Worries like these are not driven by political ideology. Both liberals and conservatives worry about the ways in which a single report to Child Protective Services can upend a family’s life, with some arguing that these agencies need to be abolished because of the effects on Black families, in particular.
These are the kinds of fears that percolate under the surface when a parent is faced with the terrible question of whether their child might be capable of unimaginable violence. This is not to excuse Colin Gray of mistakes he may have made, or James and Jennifer Crumbley, the parents accused of involuntary manslaughter in the school shooting their son carried out in Oxford, Michigan, in 2021.
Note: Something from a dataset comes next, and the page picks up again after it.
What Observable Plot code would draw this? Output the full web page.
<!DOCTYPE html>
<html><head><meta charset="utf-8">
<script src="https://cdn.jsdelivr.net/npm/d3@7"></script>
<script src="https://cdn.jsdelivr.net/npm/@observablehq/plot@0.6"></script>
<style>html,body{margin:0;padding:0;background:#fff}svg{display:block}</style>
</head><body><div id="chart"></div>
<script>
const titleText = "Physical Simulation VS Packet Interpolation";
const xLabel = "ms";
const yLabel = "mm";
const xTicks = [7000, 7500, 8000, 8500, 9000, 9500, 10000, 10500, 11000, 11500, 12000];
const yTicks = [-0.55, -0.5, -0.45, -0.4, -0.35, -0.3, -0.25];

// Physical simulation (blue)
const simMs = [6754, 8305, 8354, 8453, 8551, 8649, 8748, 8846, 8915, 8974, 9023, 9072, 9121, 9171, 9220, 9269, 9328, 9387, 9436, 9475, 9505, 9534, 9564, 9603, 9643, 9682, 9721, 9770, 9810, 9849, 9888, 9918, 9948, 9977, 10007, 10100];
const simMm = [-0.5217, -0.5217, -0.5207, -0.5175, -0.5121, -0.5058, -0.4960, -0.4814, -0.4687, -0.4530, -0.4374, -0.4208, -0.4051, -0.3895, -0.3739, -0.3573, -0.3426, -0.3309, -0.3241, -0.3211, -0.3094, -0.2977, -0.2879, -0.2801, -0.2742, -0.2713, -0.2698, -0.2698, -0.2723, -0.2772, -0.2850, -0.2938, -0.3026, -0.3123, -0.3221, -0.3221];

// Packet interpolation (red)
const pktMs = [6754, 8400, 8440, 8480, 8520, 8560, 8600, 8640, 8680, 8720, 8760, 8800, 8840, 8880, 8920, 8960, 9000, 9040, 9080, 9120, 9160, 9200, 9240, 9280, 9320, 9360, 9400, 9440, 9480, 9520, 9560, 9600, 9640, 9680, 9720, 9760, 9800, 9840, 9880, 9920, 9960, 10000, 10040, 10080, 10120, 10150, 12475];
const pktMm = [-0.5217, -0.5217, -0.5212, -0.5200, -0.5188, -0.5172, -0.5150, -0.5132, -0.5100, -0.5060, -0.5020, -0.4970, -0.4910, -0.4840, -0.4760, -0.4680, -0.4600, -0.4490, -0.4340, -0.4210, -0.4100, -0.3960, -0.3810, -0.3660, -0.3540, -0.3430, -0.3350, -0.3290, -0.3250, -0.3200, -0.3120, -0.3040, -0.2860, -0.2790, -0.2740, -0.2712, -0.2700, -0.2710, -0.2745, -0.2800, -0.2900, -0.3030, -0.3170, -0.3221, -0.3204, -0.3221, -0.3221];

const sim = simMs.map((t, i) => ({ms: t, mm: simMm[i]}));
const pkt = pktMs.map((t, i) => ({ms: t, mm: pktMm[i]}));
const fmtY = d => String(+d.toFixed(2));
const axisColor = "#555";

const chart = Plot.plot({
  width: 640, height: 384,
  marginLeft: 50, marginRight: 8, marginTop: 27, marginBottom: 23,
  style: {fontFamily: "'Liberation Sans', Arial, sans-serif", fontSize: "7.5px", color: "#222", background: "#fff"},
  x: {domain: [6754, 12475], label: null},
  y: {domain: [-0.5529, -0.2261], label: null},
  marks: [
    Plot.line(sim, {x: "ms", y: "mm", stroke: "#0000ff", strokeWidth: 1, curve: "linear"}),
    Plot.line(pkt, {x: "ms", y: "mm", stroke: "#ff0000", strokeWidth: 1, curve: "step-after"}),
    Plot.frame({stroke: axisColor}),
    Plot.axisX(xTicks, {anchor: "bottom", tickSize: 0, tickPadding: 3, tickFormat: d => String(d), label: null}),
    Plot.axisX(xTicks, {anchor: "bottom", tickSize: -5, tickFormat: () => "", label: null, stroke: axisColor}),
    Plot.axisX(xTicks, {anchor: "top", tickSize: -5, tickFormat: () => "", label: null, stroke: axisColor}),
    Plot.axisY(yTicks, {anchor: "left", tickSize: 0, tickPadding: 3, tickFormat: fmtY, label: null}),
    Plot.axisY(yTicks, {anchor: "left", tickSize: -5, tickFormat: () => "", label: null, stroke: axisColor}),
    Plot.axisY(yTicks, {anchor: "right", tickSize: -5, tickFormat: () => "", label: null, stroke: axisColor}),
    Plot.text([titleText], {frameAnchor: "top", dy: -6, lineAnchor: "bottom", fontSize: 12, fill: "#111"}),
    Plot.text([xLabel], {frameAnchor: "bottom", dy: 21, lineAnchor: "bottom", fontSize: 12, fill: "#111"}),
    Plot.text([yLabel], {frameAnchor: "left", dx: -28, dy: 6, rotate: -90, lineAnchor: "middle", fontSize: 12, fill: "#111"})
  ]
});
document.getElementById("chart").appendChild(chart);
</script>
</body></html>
The texts presented to the jury in Jennifer Crumbley’s case were truly shocking, including messages from the son to his mother asking for help that went unanswered, to the mother laughingly telling her son to learn not “to get caught” with ammunition at school. The parents were both found guilty and sentenced to prison.
Similarly, there are reports that the teen charged in the Georgia shooting had asked for help, which he had not received. “The adults around him failed him,” the teen’s aunt told The Washington Post.
All of this is a somber reminder that parenthood is not just a blessing, but a grave responsibility, and as states are increasingly empowered, even pressured, to hold parents accountable for their children’s deeds, there are three possible outcomes.
First, knowing that they may go to prison if their child becomes the next school shooter, some parents will be more attuned to their children’s mental health, and less likely to let their children have access to guns.
Conversely, some parents might be scared into doing nothing, afraid of being blamed for their child’s problems, afraid of their child being taken away if they seek help for them — and for themselves. To counter this risk, communities must conduct frank assessments not only what is necessary to keep schools safe, but also what resources are available to assist parents struggling to deal with troubled children, often completely on their own.
And finally, there may be parents who did everything they could, parents who were conscientious and thoughtful and did what they thought was right by their child and their community, who might go to prison if every parent’s nightmare still happens despite their best efforts.
That’s a trade-off that families grieving in Georgia right now might be willing to accept.